Les contenus des sites reposant majoritairement sur des bases de données ne sont pas directement indexables par les robots des moteurs de recherche. Ces sites en publient des extraits, plus ou moins importants, sous forme de pages statiques, qui pourront être indexées par les robots. Cette technique est notamment utilisée par les dictionnaires en ligne ou les sites de commerce électronique.
Bulle informationnelle
Bulle informationnelle
Bulle de filtres :
La notion de bulle informationnelle, également appelée bulle de filtres ou bulle de filtrage, renvoie au fait que l’internaute est parfois exposé à une sélection d’informations opérée à partir de son propre profil.
Les moteurs de recherche ainsi que les réseaux sociaux collectent, anonymement ou non, un nombre important de données sur les recherches et les cheminements des internautes sur le web. Ces données permettent de dresser des profils et de déterminer des centres d’intérêt supposés, à partir desquels les plateformes peuvent adapter les contenus proposés en contrepartie de la personnalisation de l’expérience utilisateur.
- L’objectif et l’intérêt de la plateforme est de satisfaire l’internaute en lui proposant des informations qui lui conviennent, elle pourra ainsi proposer davantage de publicités et autres possibilités de ciblage marketing de l’internaute.
Si l’internaute est exposé uniquement à des informations qui tendent à le conforter dans ses certitudes, il se retrouve isolé dans une bulle de filtres. N’étant pas exposé à des informations considérées comme non pertinentes pour lui, il risque de ne pas être confronté à des informations contradictoires, pourtant nécessaires pour se forger une opinion non biaisée sur un sujet donné.
Notons cependant que les études menées ces dernières années sur le sujet suggèrent que les bulles informationnelles existent déjà à travers les choix des médias traditionnels ou des relations.
Si le nombre de résultats fournis par les moteurs de recherche peut impressionner, il ne faut donc pas perdre de vue qu’ils fournissent seulement une vision partielle et parfois biaisée du web.
Par ailleurs, les moteurs de recherche commencent à se tourner vers la recherche vocale. Google par exemple commence à se présenter comme un moteur de réponse : il peut répondre vocalement à des questions vocales. C’est donc Google qui choisit la réponse qu’il juge la plus adaptée à la question posée. Cela accroît le risque d’être enfermé dans la vue partielle d’un sujet.

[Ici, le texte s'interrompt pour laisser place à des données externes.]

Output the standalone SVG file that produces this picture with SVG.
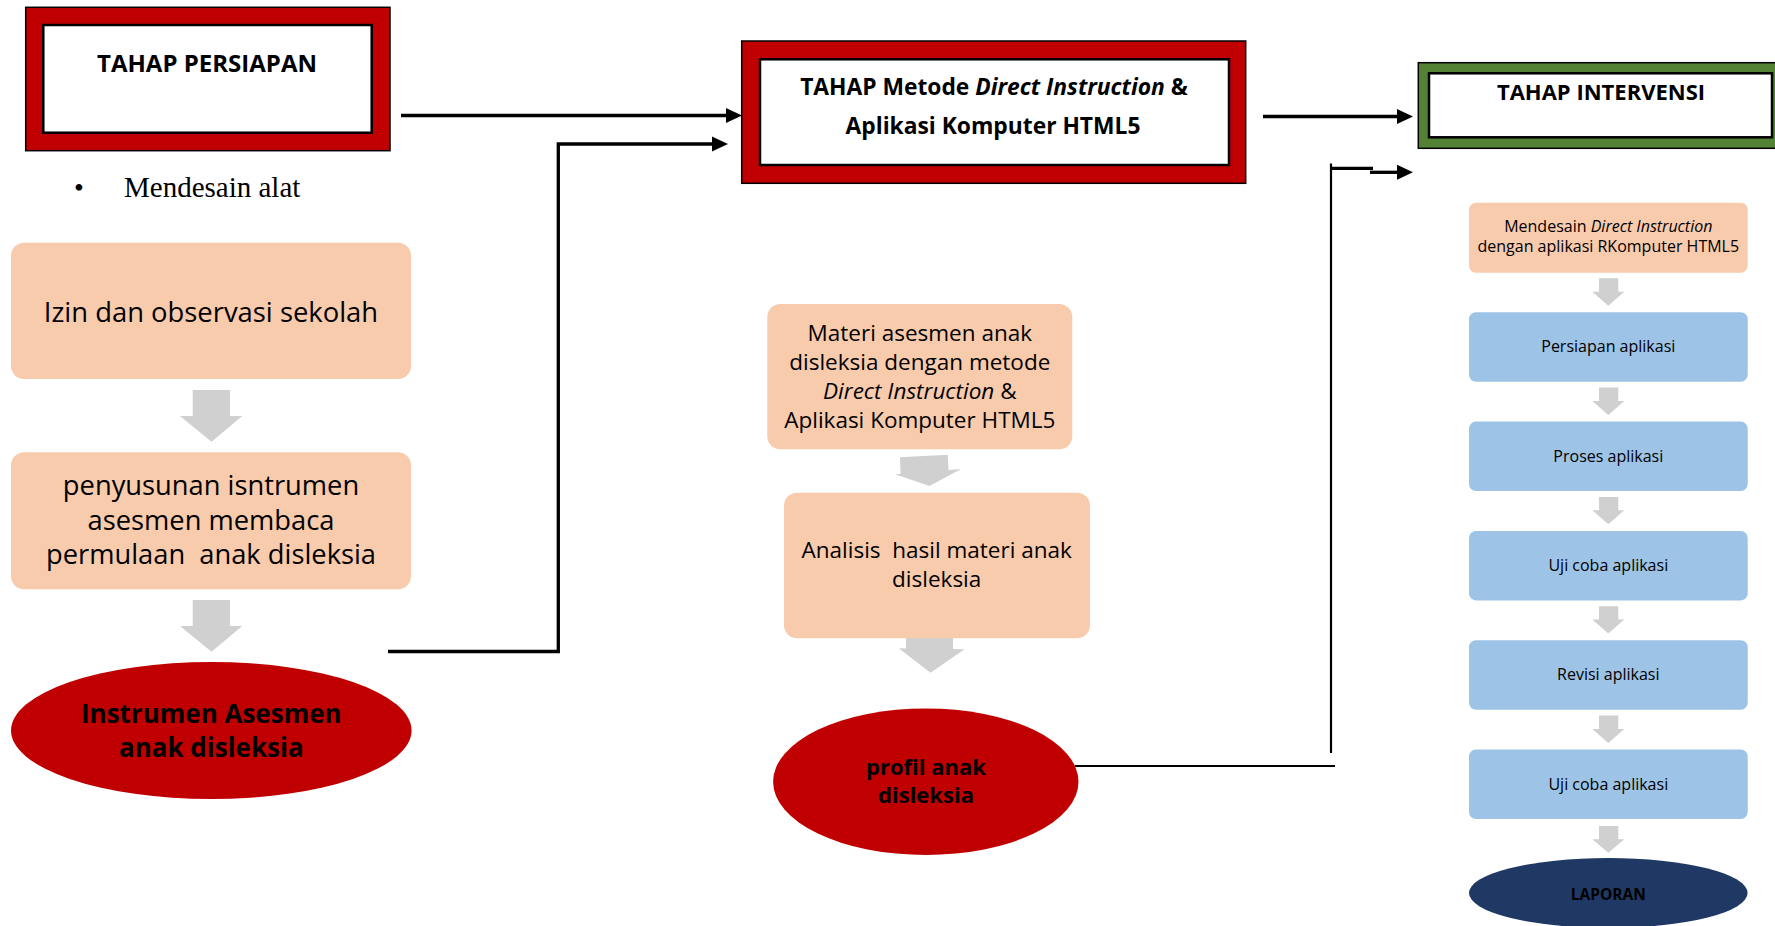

Moteurs de recherche alternatifs
Moteurs de recherche alternatifs
Afin de se soustraire aux éventuelles manipulations des gros moteurs de recherche, on peut se tourner vers des moteurs moins connus tels que Qwant, Ecosia, DuckDuckGo ou Lilo. Ces moteurs alternatifs ont la particularité de respecter la vie privée des internautes, de promouvoir l’écologie ou bien encore de s’inscrire dans une démarche solidaire.
Conclusion :
Nous avons décrit le développement des moteurs de recherche en réponse à l’essor fulgurant du web. Nous avons ensuite étudié leur fonctionnement articulé sur le parcours du web, l’indexation et la restitution des résultats pertinents. Nous avons également souligné les enjeux techniques et sociétaux posés par le rôle désormais incontournable des moteurs de recherche : ceux-ci sont non exhaustifs, susceptibles d’être manipulés et de fournir aux internautes des résultats potentiellement non représentatifs.